[Instruction] Copy only what lies from the line containing "Rebuild this chart" through the line containing "import pandas as pd" in the entries below, keeping both end lines exact and dropping every picture.

[Provided entries]
====

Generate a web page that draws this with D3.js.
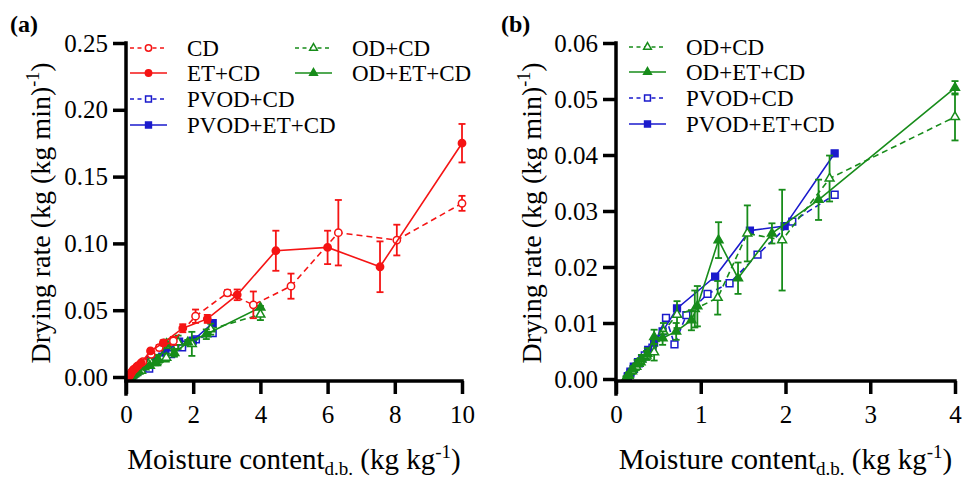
<!DOCTYPE html>
<html>
<head>
<meta charset="utf-8">
<script src="https://cdn.jsdelivr.net/npm/d3@7"></script>
<style>
body { margin: 0; background: #fff; }
text { font-family: "Liberation Serif", "Times New Roman", serif; fill: #000; }
</style>
</head>
<body>
<div id="container"></div>
<script>
// [moisture content, drying rate, sd]
const CD = [[10.0,0.130,0.0056],[8.06,0.1025,0.0115],[6.32,0.108,0.0245],[4.91,0.068,0.0094],[3.79,0.054,0.010],
  [3.02,0.063,0.002],[2.07,0.0455,0.005],[1.41,0.027,0.003],[0.99,0.022,0.002],[0.75,0.017,0.0015],[0.5,0.0115,0.001],
  [0.36,0.0085,0.001],[0.26,0.006,0.0008],[0.18,0.004,0.0006],[0.13,0.002,0.0004],[0.1,0.0008,0.0003]];
const ET_CD = [[10.0,0.175,0.0144],[7.56,0.0825,0.019],[6.0,0.097,0.0125],[4.46,0.0945,0.015],[3.31,0.0615,0.004],
  [2.42,0.0435,0.003],[1.69,0.0365,0.003],[1.11,0.0255,0.002],[0.73,0.0195,0.0015],[0.45,0.0105,0.001],
  [0.32,0.0078,0.0008],[0.22,0.0055,0.0006],[0.16,0.0035,0.0005],[0.12,0.0018,0.0004],[0.09,0.0006,0.0003]];
const PVOD_CD = [[2.58,0.0329,0],[2.08,0.0281,0],[1.67,0.0222,0],[1.34,0.0171,0],[1.08,0.0152,0],[0.83,0.0114,0],
  [0.69,0.0062,0],[0.59,0.0109,0],[0.43,0.0056,0],[0.34,0.0042,0],[0.27,0.0028,0],[0.21,0.0018,0],[0.17,0.001,0],[0.14,0.0003,0]];
const PVOD_ET_CD = [[2.58,0.0403,0],[1.99,0.0273,0],[1.58,0.0265,0],[1.17,0.0183,0],[0.72,0.0126,0],[0.55,0.0085,0],
  [0.45,0.0065,0],[0.38,0.0052,0],[0.31,0.0037,0],[0.26,0.003,0],[0.21,0.0022,0],[0.17,0.0013,0],[0.14,0.0005,0]];
const OD_CD = [[4.0,0.0468,0.0042],[2.52,0.0358,0.0041],[1.96,0.0248,0.009],[1.55,0.026,0.005],[1.2,0.0145,0.003],
  [0.93,0.0125,0.0033],[0.72,0.0115,0.0024],[0.56,0.0085,0.0015],[0.45,0.0048,0.0015],[0.36,0.0042,0.0008],
  [0.29,0.003,0.0007],[0.24,0.0022,0.0006],[0.19,0.0014,0.0005],[0.15,0.0006,0.0004],[0.12,0.0001,0.0003]];
const OD_ET_CD = [[4.0,0.052,0.0012],[2.39,0.032,0.0036],[1.84,0.026,0.0018],[1.44,0.018,0.0028],[1.21,0.0248,0.0032],
  [0.96,0.013,0.0036],[0.89,0.0105,0.0018],[0.71,0.0085,0.0015],[0.55,0.0073,0.0012],[0.45,0.0075,0.0013],
  [0.37,0.0045,0.001],[0.3,0.0035,0.0008],[0.25,0.0028,0.0006],[0.2,0.0018,0.0005],[0.15,0.0008,0.0004],[0.12,0.0002,0.0003]];

const xTicksA = [0, 2, 4, 6, 8, 10];
const yTicksA = [0, 0.05, 0.10, 0.15, 0.20, 0.25];
const xTicksB = [0, 1, 2, 3, 4];
const yTicksB = [0, 0.01, 0.02, 0.03, 0.04, 0.05, 0.06];

const red = '#f51414', blue = '#1a1acc', green = '#178c1a';

const series = {
  'CD':          { data: CD,         color: red,   dash: true,  shape: 'circle',   filled: false },
  'ET+CD':       { data: ET_CD,      color: red,   dash: false, shape: 'circle',   filled: true },
  'PVOD+CD':     { data: PVOD_CD,    color: blue,  dash: true,  shape: 'square',   filled: false },
  'PVOD+ET+CD':  { data: PVOD_ET_CD, color: blue,  dash: false, shape: 'square',   filled: true },
  'OD+CD':       { data: OD_CD,      color: green, dash: true,  shape: 'triangle', filled: false },
  'OD+ET+CD':    { data: OD_ET_CD,   color: green, dash: false, shape: 'triangle', filled: true }
};

const symType = { circle: d3.symbolCircle, square: d3.symbolSquare, triangle: d3.symbolTriangle };
const symSize = { circle: 42, square: 46, triangle: 34 };

const svg = d3.select('#container')
  .append('svg')
  .attr('width', 968)
  .attr('height', 481);

function drawPanel(p) {
  const x = d3.scaleLinear().domain(p.xDomain).range(p.xRange);
  const y = d3.scaleLinear().domain(p.yDomain).range(p.yRange);
  const g = svg.append('g');
  const axisY = p.axisY, tick = 13;

  // data
  p.order.forEach(name => {
    const s = series[name];
    const data = s.data.slice().sort((a, b) => a[0] - b[0]);
    const sg = g.append('g');
    sg.append('path')
      .datum(data)
      .attr('fill', 'none')
      .attr('stroke', s.color)
      .attr('stroke-width', 1.6)
      .attr('stroke-dasharray', s.dash ? '6,4' : null)
      .attr('d', d3.line().x(d => x(d[0])).y(d => y(d[1])));

    const eb = sg.selectAll('.eb').data(data.filter(d => d[2] > 0)).enter().append('g');
    eb.append('line')
      .attr('x1', d => x(d[0])).attr('x2', d => x(d[0]))
      .attr('y1', d => y(d[1] - d[2])).attr('y2', d => y(d[1] + d[2]));
    eb.append('line')
      .attr('x1', d => x(d[0]) - 3.5).attr('x2', d => x(d[0]) + 3.5)
      .attr('y1', d => y(d[1] - d[2])).attr('y2', d => y(d[1] - d[2]));
    eb.append('line')
      .attr('x1', d => x(d[0]) - 3.5).attr('x2', d => x(d[0]) + 3.5)
      .attr('y1', d => y(d[1] + d[2])).attr('y2', d => y(d[1] + d[2]));
    eb.selectAll('line').attr('stroke', s.color).attr('stroke-width', 1.8);

    sg.selectAll('.m').data(data).enter().append('path')
      .attr('transform', d => `translate(${x(d[0])},${y(d[1])})`)
      .attr('d', d3.symbol().type(symType[s.shape]).size(symSize[s.shape]))
      .attr('fill', s.filled ? s.color : '#fff')
      .attr('stroke', s.color)
      .attr('stroke-width', 1.5);
  });

  // axes
  const xa = g.append('g')
    .attr('transform', `translate(0,${axisY})`)
    .call(d3.axisBottom(x).tickValues(p.xTicks).tickFormat(d3.format('d')).tickSize(tick).tickPadding(11).tickSizeOuter(0));
  const ya = g.append('g')
    .attr('transform', `translate(${p.xRange[0]},0)`)
    .call(d3.axisLeft(y).tickValues(p.yTicks).tickFormat(d3.format('.2f')).tickSize(tick).tickPadding(5).tickSizeOuter(0));
  [xa, ya].forEach(a => {
    a.attr('font-family', null).attr('font-size', null);
    a.select('.domain').remove();
    a.selectAll('.tick line').attr('stroke', '#000').attr('stroke-width', 3.5);
    a.selectAll('.tick text').style('font-size', '25px');
  });
  g.append('line')
    .attr('x1', p.xRange[0]).attr('x2', p.xRange[1])
    .attr('y1', axisY).attr('y2', axisY)
    .attr('stroke', '#000').attr('stroke-width', 3.5).attr('stroke-linecap', 'square');
  g.append('line')
    .attr('x1', p.xRange[0]).attr('x2', p.xRange[0])
    .attr('y1', p.yRange[1]).attr('y2', axisY + tick)
    .attr('stroke', '#000').attr('stroke-width', 3.5).attr('stroke-linecap', 'square');

  // axis titles
  const xl = g.append('text')
    .attr('x', (p.xRange[0] + p.xRange[1]) / 2)
    .attr('y', 469)
    .attr('text-anchor', 'middle')
    .style('font-size', '29px');
  xl.append('tspan').text('Moisture content');
  xl.append('tspan').attr('dy', 6).style('font-size', '19px').text('d.b.');
  xl.append('tspan').attr('dy', -6).text(' (kg kg');
  xl.append('tspan').attr('dy', -11).style('font-size', '19px').text('-1');
  xl.append('tspan').attr('dy', 11).text(')');

  const yl = g.append('text')
    .attr('transform', `translate(${p.yLabelX},213) rotate(-90)`)
    .attr('text-anchor', 'middle')
    .style('font-size', '28px');
  yl.append('tspan').text('Drying rate (kg (kg min)');
  yl.append('tspan').attr('dy', -11).style('font-size', '18px').text('-1');
  yl.append('tspan').attr('dy', 11).text(')');

  g.append('text')
    .attr('x', p.tagX).attr('y', 32)
    .style('font-size', '24px').style('font-weight', 'bold')
    .text(p.tag);

  // legend
  p.legend.forEach(e => {
    const s = series[e.name];
    const lg = g.append('g');
    lg.append('line')
      .attr('x1', e.x).attr('x2', e.x + 37)
      .attr('y1', e.y).attr('y2', e.y)
      .attr('stroke', s.color).attr('stroke-width', 1.6)
      .attr('stroke-dasharray', s.dash ? '4,3.5' : null);
    lg.append('path')
      .attr('transform', `translate(${e.x + 18.5},${e.y})`)
      .attr('d', d3.symbol().type(symType[s.shape]).size(symSize[s.shape] * 0.75))
      .attr('fill', s.filled ? s.color : '#fff')
      .attr('stroke', s.color).attr('stroke-width', 1.5);
    lg.append('text')
      .attr('x', e.x + 57).attr('y', e.y)
      .attr('dy', '0.35em')
      .style('font-size', '23px')
      .text(e.name);
  });
}

drawPanel({
  tag: '(a)', tagX: 10, yLabelX: 50,
  xDomain: [0, 10], xRange: [126, 462],
  yDomain: [0, 0.25], yRange: [377, 43],
  axisY: 381,
  xTicks: xTicksA, yTicks: yTicksA,
  order: ['PVOD+CD', 'PVOD+ET+CD', 'OD+CD', 'OD+ET+CD', 'CD', 'ET+CD'],
  legend: [
    { name: 'CD', x: 130, y: 48 }, { name: 'ET+CD', x: 130, y: 73 },
    { name: 'PVOD+CD', x: 130, y: 99 }, { name: 'PVOD+ET+CD', x: 130, y: 125 },
    { name: 'OD+CD', x: 295, y: 48 }, { name: 'OD+ET+CD', x: 295, y: 73 }
  ]
});

drawPanel({
  tag: '(b)', tagX: 501, yLabelX: 541,
  xDomain: [0, 4], xRange: [616, 955],
  yDomain: [0, 0.06], yRange: [379, 43],
  axisY: 381,
  xTicks: xTicksB, yTicks: yTicksB,
  order: ['PVOD+CD', 'PVOD+ET+CD', 'OD+CD', 'OD+ET+CD'],
  legend: [
    { name: 'OD+CD', x: 629, y: 47 }, { name: 'OD+ET+CD', x: 629, y: 72 },
    { name: 'PVOD+CD', x: 629, y: 98 }, { name: 'PVOD+ET+CD', x: 629, y: 124 }
  ]
});
</script>
</body>
</html>
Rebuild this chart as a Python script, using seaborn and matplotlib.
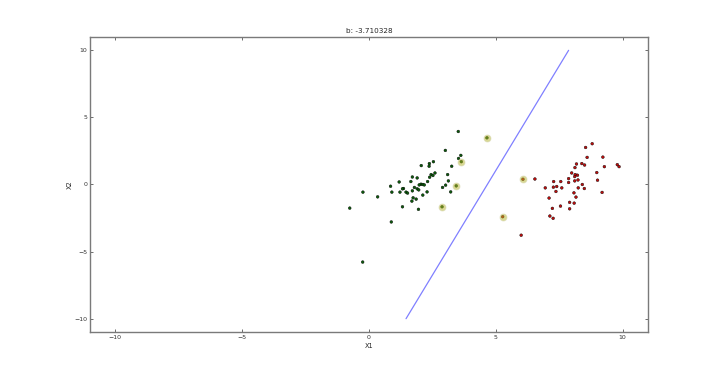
import matplotlib
matplotlib.use("Agg")
import matplotlib.pyplot as plt
import seaborn as sns
import pandas as pd

# class -1 (green) points
green_x = [3.52, 3.01, 3.62, 3.53, 3.64, 2.54, 2.38, 2.06, 2.37, 3.26, 2.60, 3.10, 2.45, 2.52,
           1.71, 1.90, 2.39, 3.13, 1.19, 1.65, 2.31, 2.05, 2.12, 2.18, 1.98, 3.02, 3.44, 0.85,
           1.79, 2.90, 1.36, 1.32, 1.90, 1.96, 1.71, -0.24, 0.90, 1.22, 1.46, 1.52, 2.29, 3.22,
           2.12, 0.34, 1.74, 1.86, 1.69, 1.32, 2.88, 1.95, -0.76, 0.88, -0.25, 4.65]
green_y = [3.95, 2.54, 2.17, 1.94, 1.70, 1.70, 1.56, 1.41, 1.36, 1.36, 0.86, 0.74, 0.74, 0.67,
           0.56, 0.49, 0.54, 0.27, 0.19, 0.22, 0.22, 0.02, 0.00, -0.03, -0.03, -0.05, -0.10, -0.13,
           -0.22, -0.22, -0.30, -0.32, -0.32, -0.40, -0.47, -0.57, -0.57, -0.57, -0.57, -0.64, -0.55, -0.55,
           -0.79, -0.92, -0.99, -1.09, -1.24, -1.66, -1.66, -1.85, -1.76, -2.79, -5.78, 3.48]

# class +1 (red) points
red_x = [8.80, 8.54, 9.22, 8.60, 8.18, 8.39, 8.50, 9.28, 9.79, 9.86, 8.12, 7.99, 8.98, 8.13,
         8.22, 8.11, 7.87, 6.54, 8.24, 8.11, 9.01, 7.28, 7.56, 7.87, 8.41, 7.40, 7.27, 7.60,
         6.95, 8.25, 8.49, 7.37, 8.08, 9.19, 8.16, 7.10, 7.91, 8.09, 7.55, 7.23, 7.91, 7.13,
         7.26, 6.00, 6.07, 5.27]
red_y = [3.04, 2.76, 2.04, 2.02, 1.53, 1.56, 1.45, 1.33, 1.48, 1.33, 1.26, 0.86, 0.89, 0.74,
         0.69, 0.59, 0.44, 0.41, 0.34, 0.27, 0.32, 0.22, 0.22, 0.15, 0.00, -0.15, -0.20, -0.25,
         -0.25, -0.25, -0.30, -0.52, -0.62, -0.59, -0.94, -1.01, -1.33, -1.39, -1.61, -1.78, -1.81, -2.35,
         -2.52, -3.78, 0.39, -2.40]

# support vectors
sv_x = [4.65, 3.64, 3.44, 2.88, 6.07, 5.27]
sv_y = [3.48, 1.70, -0.10, -1.66, 0.39, -2.40]

# separating line
line_x = [1.46, 7.87]
line_y = [-10.0, 10.0]

title_text = "b: -3.710328"
ticks = [-10, -5, 0, 5, 10]

df = pd.DataFrame({
    "X1": green_x + red_x,
    "X2": green_y + red_y,
    "cls": ["neg"] * len(green_x) + ["pos"] * len(red_x),
})
sv_df = pd.DataFrame({"X1": sv_x, "X2": sv_y})
line_df = pd.DataFrame({"X1": line_x, "X2": line_y})

sns.set_style("white")
plt.rcParams["font.family"] = ["DejaVu Sans"]

fig = plt.figure(figsize=(7.2, 3.69), dpi=100)
ax = fig.add_axes([0.125, 0.1, 0.775, 0.8])

sns.lineplot(data=line_df, x="X1", y="X2", ax=ax, color="blue", alpha=0.5,
             linewidth=0.9, sort=False, estimator=None)
sns.scatterplot(data=df, x="X1", y="X2", hue="cls",
                palette={"neg": "#0b5a0b", "pos": "#c00c0c"},
                s=4, edgecolor="black", linewidth=0.3, ax=ax, legend=False, zorder=3)
sns.scatterplot(data=sv_df, x="X1", y="X2", color="#b4b428", alpha=0.5,
                s=24, edgecolor="#d0d0a0", linewidth=0.8, ax=ax, legend=False, zorder=4)

ax.set_xlim(-11, 11)
ax.set_ylim(-11, 11)
ax.set_xticks(ticks)
ax.set_yticks(ticks)
ax.set_xticklabels([str(t).replace("-", "\u2212") for t in ticks])
ax.set_yticklabels([str(t).replace("-", "\u2212") for t in ticks])
ax.tick_params(direction="in", length=2.5, width=0.6, colors="#555555",
               labelsize=4.5, labelcolor="#333333", pad=2,
               top=True, right=True, bottom=True, left=True)
for sp in ax.spines.values():
    sp.set_color("#7a7a7a")
    sp.set_linewidth(1.0)
    sp.set_visible(True)

ax.set_xlabel("X1", fontsize=4.8, labelpad=2)
ax.set_ylabel("X2", fontsize=4.8, labelpad=1)
ax.set_title(title_text, fontsize=5.2, pad=3)

fig.savefig("out.png", dpi=100, facecolor="white")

====

[Answer to the exercise]
Rebuild this chart as a Python script, using seaborn and matplotlib.
import matplotlib
matplotlib.use("Agg")
import matplotlib.pyplot as plt
import seaborn as sns
import pandas as pd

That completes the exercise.